■ **SOURCE DATA**:
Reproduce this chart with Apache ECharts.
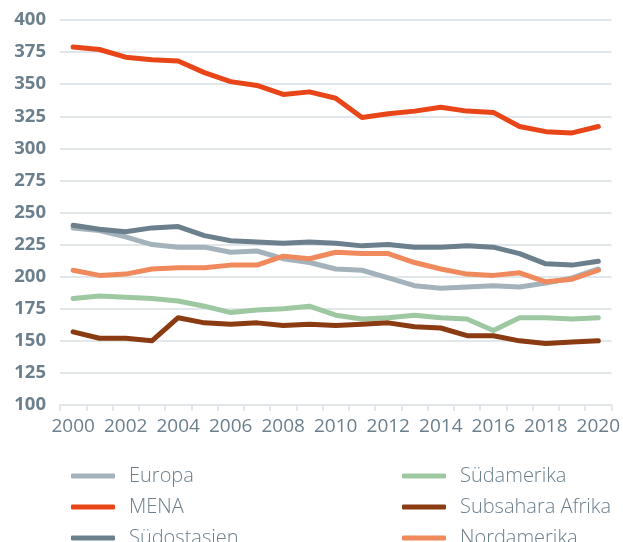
<!DOCTYPE html>
<html>
<head>
<meta charset="utf-8">
<script src="https://cdn.jsdelivr.net/npm/echarts@6/dist/echarts.min.js"></script>
<style>
  html, body { margin: 0; padding: 0; background: #ffffff; }
  #chart { width: 623px; height: 542px; }
</style>
</head>
<body>
<div id="chart"></div>
<script>
  // Jahre
  var years = ['2000','2001','2002','2003','2004','2005','2006','2007','2008','2009','2010',
               '2011','2012','2013','2014','2015','2016','2017','2018','2019','2020'];

  var europa      = [238, 236, 231, 225, 223, 223, 219, 220, 214, 211, 206, 205, 199, 193, 191, 192, 193, 192, 195, 199, 206];
  var mena        = [379, 377, 371, 369, 368, 359, 352, 349, 342, 344, 339, 324, 327, 329, 332, 329, 328, 317, 313, 312, 317];
  var suedostasien= [240, 237, 235, 238, 239, 232, 228, 227, 226, 227, 226, 224, 225, 223, 223, 224, 223, 218, 210, 209, 212];
  var suedamerika = [183, 185, 184, 183, 181, 177, 172, 174, 175, 177, 170, 167, 168, 170, 168, 167, 158, 168, 168, 167, 168];
  var subsahara   = [157, 152, 152, 150, 168, 164, 163, 164, 162, 163, 162, 163, 164, 161, 160, 154, 154, 150, 148, 149, 150];
  var nordamerika = [205, 201, 202, 206, 207, 207, 209, 209, 216, 214, 219, 218, 218, 211, 206, 202, 201, 203, 196, 198, 205];

  var textColor = '#6b7f8c';
  var gridColor = '#e2e7eb';

  var chart = echarts.init(document.getElementById('chart'));

  function line(name, data, color) {
    return {
      name: name,
      type: 'line',
      data: data,
      symbol: 'none',
      lineStyle: { width: 5, color: color, cap: 'round', join: 'round' },
      itemStyle: { color: color }
    };
  }

  var legendCommon = {
    orient: 'vertical',
    top: 466,
    height: 100,
    padding: 0,
    icon: 'roundRect',
    itemWidth: 44,
    itemHeight: 5,
    itemGap: 11,
    textStyle: {
      fontFamily: 'Open Sans', fontSize: 20, lineHeight: 20,
      color: textColor, fontWeight: 300, padding: [0, 0, 0, 9]
    }
  };

  var option = {
    backgroundColor: '#ffffff',
    animation: false,
    grid: { left: 60, right: 9, top: 20, bottom: 137 },
    legend: [
      Object.assign({ left: 71, data: ['Europa', 'MENA', 'Südostasien'] }, legendCommon),
      Object.assign({ left: 402, data: ['Südamerika', 'Subsahara Afrika', 'Nordamerika'] }, legendCommon)
    ],
    xAxis: {
      type: 'category',
      data: years,
      boundaryGap: true,
      axisLine: { lineStyle: { color: gridColor, width: 2 } },
      axisTick: { show: true, interval: 0, length: 6, lineStyle: { color: gridColor, width: 2 } },
      axisLabel: {
        interval: 1,
        margin: 12,
        fontFamily: 'Open Sans',
        fontSize: 19,
        color: textColor
      }
    },
    yAxis: {
      type: 'value',
      min: 100,
      max: 400,
      interval: 25,
      axisLine: { show: false },
      axisTick: { show: false },
      axisLabel: {
        margin: 14,
        fontFamily: 'Open Sans',
        fontSize: 18.5,
        fontWeight: 'bold',
        color: textColor
      },
      splitLine: { lineStyle: { color: gridColor, width: 2 } }
    },
    series: [
      line('Europa', europa, '#a3b2bb'),
      line('MENA', mena, '#e84618'),
      line('Südostasien', suedostasien, '#6b7f8c'),
      line('Südamerika', suedamerika, '#9dc8a2'),
      line('Subsahara Afrika', subsahara, '#8a3b12'),
      line('Nordamerika', nordamerika, '#f08a5d')
    ]
  };

  chart.setOption(option);
</script>
</body>
</html>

■ **CHALLENGE**:
With the pictures left out, transcribe the material exactly.

■ **EXERCISE OUTPUT**:
Reproduce this chart with Apache ECharts.
<!DOCTYPE html>
<html>
<head>
<meta charset="utf-8">
<script src="https://cdn.jsdelivr.net/npm/echarts@6/dist/echarts.min.js"></script>
<style>
  html, body { margin: 0; padding: 0; background: #ffffff; }
  #chart { width: 623px; height: 542px; }
</style>
</head>
<body>
<div id="chart"></div>
<script>
  // Jahre
  var years = ['2000','2001','2002','2003','2004','2005','2006','2007','2008','2009','2010',
               '2011','2012','2013','2014','2015','2016','2017','2018','2019','2020'];

  var europa      = [238, 236, 231, 225, 223, 223, 219, 220, 214, 211, 206, 205, 199, 193, 191, 192, 193, 192, 195, 199, 206];
  var mena        = [379, 377, 371, 369, 368, 359, 352, 349, 342, 344, 339, 324, 327, 329, 332, 329, 328, 317, 313, 312, 317];
  var suedostasien= [240, 237, 235, 238, 239, 232, 228, 227, 226, 227, 226, 224, 225, 223, 223, 224, 223, 218, 210, 209, 212];
  var suedamerika = [183, 185, 184, 183, 181, 177, 172, 174, 175, 177, 170, 167, 168, 170, 168, 167, 158, 168, 168, 167, 168];
  var subsahara   = [157, 152, 152, 150, 168, 164, 163, 164, 162, 163, 162, 163, 164, 161, 160, 154, 154, 150, 148, 149, 150];
  var nordamerika = [205, 201, 202, 206, 207, 207, 209, 209, 216, 214, 219, 218, 218, 211, 206, 202, 201, 203, 196, 198, 205];

  var textColor = '#6b7f8c';
  var gridColor = '#e2e7eb';

  var chart = echarts.init(document.getElementById('chart'));

  function line(name, data, color) {
    return {
      name: name,
      type: 'line',
      data: data,
      symbol: 'none',
      lineStyle: { width: 5, color: color, cap: 'round', join: 'round' },
      itemStyle: { color: color }
    };
  }

  var legendCommon = {
    orient: 'vertical',
    top: 466,
    height: 100,
    padding: 0,
    icon: 'roundRect',
    itemWidth: 44,
    itemHeight: 5,
    itemGap: 11,
    textStyle: {
      fontFamily: 'Open Sans', fontSize: 20, lineHeight: 20,
      color: textColor, fontWeight: 300, padding: [0, 0, 0, 9]
    }
  };

  var option = {
    backgroundColor: '#ffffff',
    animation: false,
    grid: { left: 60, right: 9, top: 20, bottom: 137 },
    legend: [
      Object.assign({ left: 71, data: ['Europa', 'MENA', 'Südostasien'] }, legendCommon),
      Object.assign({ left: 402, data: ['Südamerika', 'Subsahara Afrika', 'Nordamerika'] }, legendCommon)
    ],
    xAxis: {
      type: 'category',
      data: years,
      boundaryGap: true,
      axisLine: { lineStyle: { color: gridColor, width: 2 } },
      axisTick: { show: true, interval: 0, length: 6, lineStyle: { color: gridColor, width: 2 } },
      axisLabel: {
        interval: 1,
        margin: 12,
        fontFamily: 'Open Sans',
        fontSize: 19,
        color: textColor
      }
    },
    yAxis: {
      type: 'value',
      min: 100,
      max: 400,
      interval: 25,
      axisLine: { show: false },
      axisTick: { show: false },
      axisLabel: {
        margin: 14,
        fontFamily: 'Open Sans',
        fontSize: 18.5,
        fontWeight: 'bold',
        color: textColor
      },
      splitLine: { lineStyle: { color: gridColor, width: 2 } }
    },
    series: [
      line('Europa', europa, '#a3b2bb'),
      line('MENA', mena, '#e84618'),
      line('Südostasien', suedostasien, '#6b7f8c'),
      line('Südamerika', suedamerika, '#9dc8a2'),
      line('Subsahara Afrika', subsahara, '#8a3b12'),
      line('Nordamerika', nordamerika, '#f08a5d')
    ]
  };

  chart.setOption(option);
</script>
</body>
</html>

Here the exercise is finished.